GOAL OF THE EXERCISE: Without copying any pictures, restate exactly the lines from the start of the records through the line containing "red_e = [0.479, 0.573, 0.046, 0.565, 0.325, 0.092, 0.018, 0.0]".

━━━━━ DATA SUPPLIED ━━━━━

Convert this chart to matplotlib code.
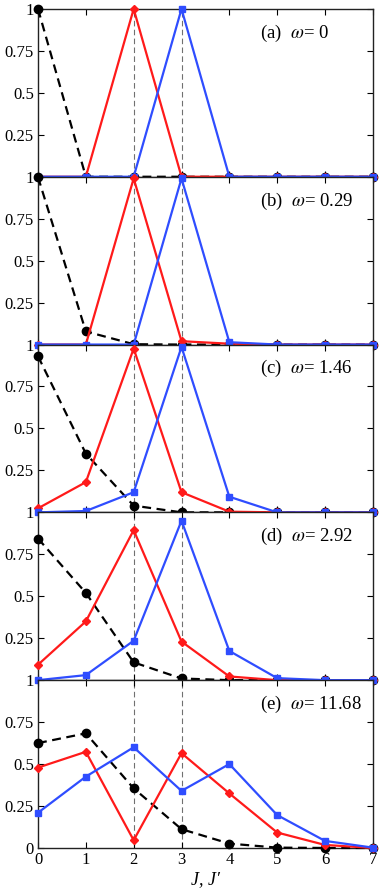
import numpy as np
import matplotlib
matplotlib.use("Agg")
import matplotlib.pyplot as plt

plt.rcParams['font.family'] = ['Liberation Serif', 'DejaVu Serif']
plt.rcParams['mathtext.fontset'] = 'stix'

J = [0, 1, 2, 3, 4, 5, 6, 7]
labels = ["(a)", "(b)", "(c)", "(d)", "(e)"]
omegas = ["0", "0.29", "1.46", "2.92", "11.68"]

# black dashed (circles)
black_a = [1.0, 0, 0, 0, 0, 0, 0, 0]
black_b = [0.998, 0.078, 0.002, 0, 0, 0, 0, 0]
black_c = [0.93, 0.35, 0.04, 0.0, 0, 0, 0, 0]
black_d = [0.844, 0.52, 0.106, 0.01, 0.0, 0, 0, 0]
black_e = [0.625, 0.683, 0.355, 0.112, 0.026, 0.002, 0, 0]

# red (diamonds)
red_a = [0, 0, 1.0, 0, 0, 0, 0, 0]
red_b = [0, 0, 0.99, 0.02, 0.005, 0, 0, 0]
red_c = [0.024, 0.18, 0.976, 0.12, 0.004, 0, 0, 0]
red_d = [0.092, 0.35, 0.894, 0.23, 0.022, 0.0, 0, 0]
red_e = [0.479, 0.573, 0.046, 0.565, 0.325, 0.092, 0.018, 0.0]

# blue (squares)
blue_a = [0, 0, 0, 1.0, 0, 0, 0, 0]
blue_b = [0, 0, 0, 0.99, 0.014, 0, 0, 0]
blue_c = [0, 0.008, 0.12, 0.986, 0.093, 0, 0, 0]
blue_d = [0, 0.03, 0.235, 0.95, 0.174, 0.012, 0, 0]
blue_e = [0.21, 0.425, 0.6, 0.34, 0.5, 0.196, 0.042, 0.002]

blacks = [black_a, black_b, black_c, black_d, black_e]
reds = [red_a, red_b, red_c, red_d, red_e]
blues = [blue_a, blue_b, blue_c, blue_d, blue_e]

fig = plt.figure(figsize=(3.82, 8.94), dpi=100)
gs = fig.add_gridspec(5, 1, left=0.0995, right=0.976, top=0.99, bottom=0.0515, hspace=0)

for i in range(5):
    ax = fig.add_subplot(gs[i])
    for xv in [2, 3]:
        ax.axvline(xv, color='#707070', lw=0.8, ls=(0, (5, 3)), zorder=1)
    ax.plot(J, blacks[i], color='black', ls=(0, (4, 2.5)), lw=1.6, marker='o',
            ms=6, clip_on=False, zorder=3)
    ax.plot(J, reds[i], color='#ff1a1a', lw=1.6, marker='D', ms=4.5,
            clip_on=False, zorder=4)
    ax.plot(J, blues[i], color='#2f4dff', lw=1.6, marker='s', ms=5,
            clip_on=False, zorder=5)
    ax.set_xlim(0, 7)
    ax.set_ylim(0, 1)
    ax.set_xticks(J)
    ax.set_yticks([0, 0.25, 0.5, 0.75, 1])
    if i < 4:
        ax.set_yticklabels(["", "0.25", "0.5", "0.75", "1"])
        ax.set_xticklabels([])
    else:
        ax.set_yticklabels(["0", "0.25", "0.5", "0.75", "1"])
        ax.set_xlabel("J, J\u2032", fontsize=13, fontstyle='italic', labelpad=2)
    ax.tick_params(direction='in', top=True, right=True, length=4, width=0.8,
                   labelsize=12, pad=3)
    for sp in ax.spines.values():
        sp.set_linewidth(1.0)
        sp.set_color('#222222')
    ax.text(0.663, 0.855, labels[i] + r"  $\omega$= " + omegas[i],
            transform=ax.transAxes, ha='left', va='center', fontsize=13.5)

fig.savefig("out.png", dpi=100)
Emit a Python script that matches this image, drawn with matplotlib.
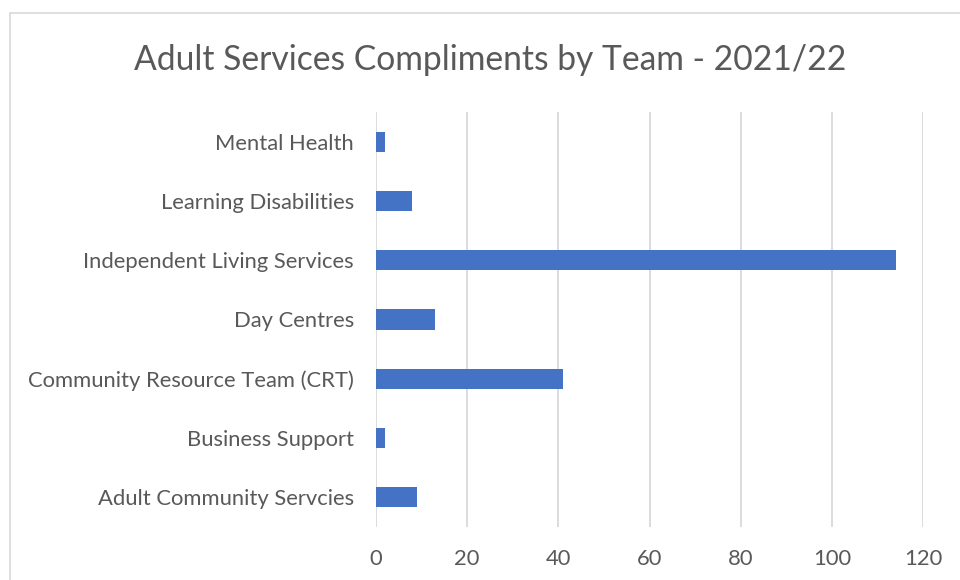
import matplotlib.pyplot as plt
from matplotlib.patches import Rectangle

# Compliments received per team, 2021/22 (bottom to top)
teams = ['Adult Community Servcies', 'Business Support', 'Community Resource Team (CRT)',
         'Day Centres', 'Independent Living Services', 'Learning Disabilities', 'Mental Health']
compliments = [9, 2, 41, 13, 114, 8, 2]
xticks = [0, 20, 40, 60, 80, 100, 120]

text_col = '#595959'
plt.rcParams['font.family'] = ['Lato', 'DejaVu Sans']

fig = plt.figure(figsize=(9.6, 5.8), dpi=100)
ax = fig.add_axes([376 / 960, 1 - 527 / 580, 547 / 960, 415 / 580])

# chart frame
fig.patches.append(Rectangle((10 / 960, -0.2), 1.2, 1.2 - 13 / 580, transform=fig.transFigure,
                             fill=False, edgecolor='#d9d9d9', linewidth=1.2))

ax.barh(range(len(teams)), compliments, height=0.34, color='#4472C4', zorder=3)
ax.set_xlim(0, 120)
ax.set_ylim(-0.5, len(teams) - 0.5)
ax.set_xticks(xticks)
ax.set_yticks(range(len(teams)))
ax.set_yticklabels(teams)
ax.grid(axis='x', color='#d9d9d9', linewidth=1.3, zorder=0)
ax.tick_params(length=0, labelsize=15.8, labelcolor=text_col)
ax.tick_params(axis='y', pad=16)
ax.tick_params(axis='x', pad=16)
for s in ax.spines.values():
    s.set_visible(False)

fig.text(490 / 960, 1 - 60 / 580, 'Adult Services Compliments by Team - 2021/22',
         ha='center', va='center', fontsize=24.2, color=text_col)

fig.savefig('out.png', dpi=100)
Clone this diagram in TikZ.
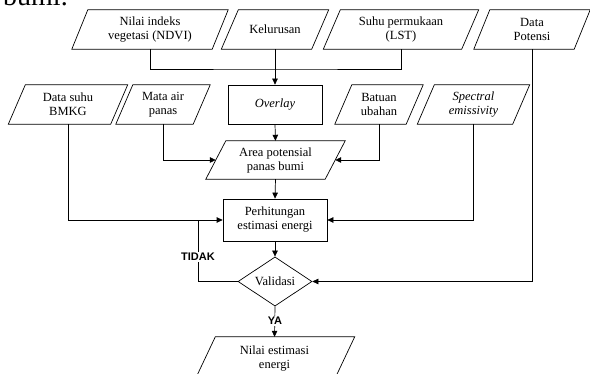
\documentclass[tikz,border=0pt]{standalone}
\usepackage{fontspec}
\setmainfont{Liberation Serif}
\newfontfamily\lblfont{Liberation Sans}
\usetikzlibrary{shapes.geometric,arrows.meta}
\newcommand\parabox[2]{\draw[shapeline] ([xshift=#2]#1.north west) -- (#1.north east) -- ([xshift=-#2]#1.south east) -- (#1.south west) -- cycle;}
\begin{document}
\begin{tikzpicture}[x=1pt,y=-1pt,
  shapeline/.style={line width=0.7pt},
  txt/.style={font=\fontsize{12.5}{14}\selectfont, align=center, inner sep=0pt},
  pbox/.style={txt, minimum height=39pt},
  rbox/.style={txt, draw, line width=0.7pt},
  conn/.style={line width=0.7pt},
  arr/.style={conn, -{Triangle[length=6pt,width=5.5pt]}},
  yn/.style={font=\lblfont\bfseries\fontsize{11}{12}\selectfont, fill=white, inner sep=1pt}]
\useasboundingbox (0,0) rectangle (590,374);
\clip (0,0) rectangle (590,374);
% cut-off heading text
\node[anchor=base west, inner sep=0pt, font=\fontsize{28}{30}\selectfont] (hdr) at (3,6) {bumi.};
% top row
\node[pbox, minimum width=156pt] (ndvi) at (150,29.5) {Nilai indeks\\vegetasi (NDVI)};
\node[pbox, minimum width=107pt] (kel) at (275,29.5) {Kelurusan};
\node[pbox, minimum width=155pt] (suhu) at (401,29.5) {Suhu permukaan\\(LST)};
\node[pbox, minimum width=116pt] (pot) at (532,29.5) {Data\\Potensi};
\parabox{ndvi}{16pt}
\parabox{kel}{17pt}
\parabox{suhu}{17pt}
\parabox{pot}{16pt}
% second row
\node[pbox, minimum width=119pt] (bmkg) at (68,104.5) {Data suhu\\BMKG};
\node[pbox, minimum width=94pt] (mata) at (163,104.5) {Mata air\\panas};
\node[rbox, minimum width=94pt, minimum height=39pt] (over) at (275,104.5) {\itshape Overlay};
\node[pbox, minimum width=88pt] (bat) at (379,104.5) {Batuan\\ubahan};
\node[pbox, minimum width=112pt] (spec) at (473.5,104.5) {\itshape Spectral\\\itshape emissivity};
\parabox{bmkg}{17pt}
\parabox{mata}{17pt}
\parabox{bat}{17pt}
\parabox{spec}{17pt}
% area
\node[txt, minimum width=139pt, minimum height=38pt] (area) at (275.5,160) {Area potensial\\panas bumi};
\parabox{area}{20pt}
% perhitungan
\node[rbox, minimum width=104pt, minimum height=42pt] (hit) at (275,220) {Perhitungan\\estimasi energi};
% validasi
\node[diamond, draw, line width=0.7pt, minimum width=74pt, minimum height=47pt, inner sep=0pt, font=\fontsize{12.5}{14}\selectfont] (val) at (275,281.5) {Validasi};
% output
\node[txt, minimum width=160pt, minimum height=44pt] (out) at (274.5,359) {Nilai estimasi\\energi};
\parabox{out}{21pt}
% connectors
\coordinate (jn) at (275,69);
\draw[conn] (ndvi.south) |- (jn) -| (suhu.south);
\draw[arr] (kel.south) -- (over.north);
\draw[arr] (over.south) -- (area.north);
\draw[arr] (mata.south) |- ([xshift=10pt]area.west);
\draw[arr] (bat.south) |- ([xshift=-10pt]area.east);
\draw[arr] (area.south) -- (hit.north);
\draw[arr] (bmkg.south) |- (hit.west);
\draw[arr] (spec.south) |- (hit.east);
\draw[arr] (hit.south) -- (val.north);
\draw[arr] (pot.south) |- (val.east);
\coordinate (tj) at (198,220);
\draw[conn] (val.west) -| (tj);
\node[yn] (tidak) at (198,257) {TIDAK};
\draw[arr] (val.south) -- (out.north);
\node[yn] (ya) at (275,321) {YA};
\end{tikzpicture}
\end{document}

━━━━━

THE OUTPUT:
Convert this chart to matplotlib code.
import numpy as np
import matplotlib
matplotlib.use("Agg")
import matplotlib.pyplot as plt

plt.rcParams['font.family'] = ['Liberation Serif', 'DejaVu Serif']
plt.rcParams['mathtext.fontset'] = 'stix'

J = [0, 1, 2, 3, 4, 5, 6, 7]
labels = ["(a)", "(b)", "(c)", "(d)", "(e)"]
omegas = ["0", "0.29", "1.46", "2.92", "11.68"]

# black dashed (circles)
black_a = [1.0, 0, 0, 0, 0, 0, 0, 0]
black_b = [0.998, 0.078, 0.002, 0, 0, 0, 0, 0]
black_c = [0.93, 0.35, 0.04, 0.0, 0, 0, 0, 0]
black_d = [0.844, 0.52, 0.106, 0.01, 0.0, 0, 0, 0]
black_e = [0.625, 0.683, 0.355, 0.112, 0.026, 0.002, 0, 0]

# red (diamonds)
red_a = [0, 0, 1.0, 0, 0, 0, 0, 0]
red_b = [0, 0, 0.99, 0.02, 0.005, 0, 0, 0]
red_c = [0.024, 0.18, 0.976, 0.12, 0.004, 0, 0, 0]
red_d = [0.092, 0.35, 0.894, 0.23, 0.022, 0.0, 0, 0]
red_e = [0.479, 0.573, 0.046, 0.565, 0.325, 0.092, 0.018, 0.0]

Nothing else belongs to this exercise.